In soli tre giorni Dolce e Gabbana sono stati capaci di attraversare un secolo di storia cinese e più in generale un secolo di rapporti tra Cina e Occidente. Con i tre spot pubblicitari i due sono riusciti a filmare tutti i preconcetti che abbiamo nei confronti della Cina.

Un sentimento di superiorità secondo il quale gli orientali non solo devono imparare a comportarsi, ma devono anche imparare il nostro (di D&G a dire il vero) senso dell’umorismo.

A questo si aggiunge il sessismo tutto nostrano e indipendente da Pechino. Con i messaggi su Instagram hanno poi ricordato il periodo nel quale nei parchi della Shanghai occupata dalle potenze straniere, «i cinesi non potevano entrare». A queste due rimembranze di tempi disdicevoli per la grande Cina, i cinesi hanno risposto in modo nazionalistico, inneggiando alla «patria» – parola presente in quasi tutti i messaggi di insulti al brand di moda, all’Italia e agli italiani.
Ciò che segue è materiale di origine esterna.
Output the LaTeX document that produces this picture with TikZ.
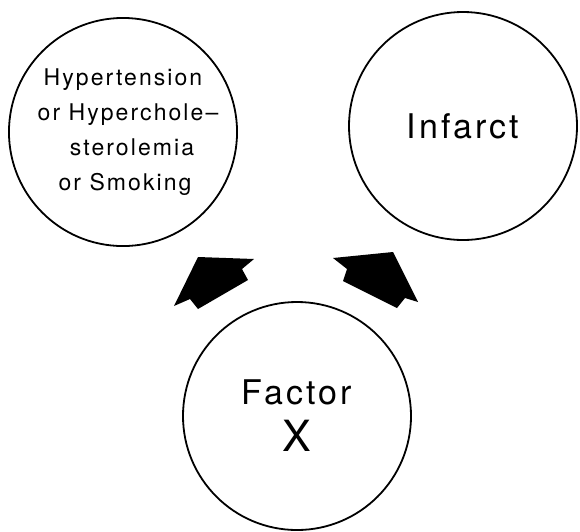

E infine la pubblica abiura, le scuse con un video alla Cina, mica alle donne. Si dirà che girano una marea di soldi e tanto valeva prestarsi come un novello «elemento borghese» in preda alle guardie rosse e a rendere scuse ai tanti portafogli cinesi pronti a fare grande D&G in Cina. Non sono né i primi né gli ultimi. Con il loro video hanno fatto quanto i cinesi chiedevano, quando erano al centro del mondo, ai «barbari»: un profondo inchino.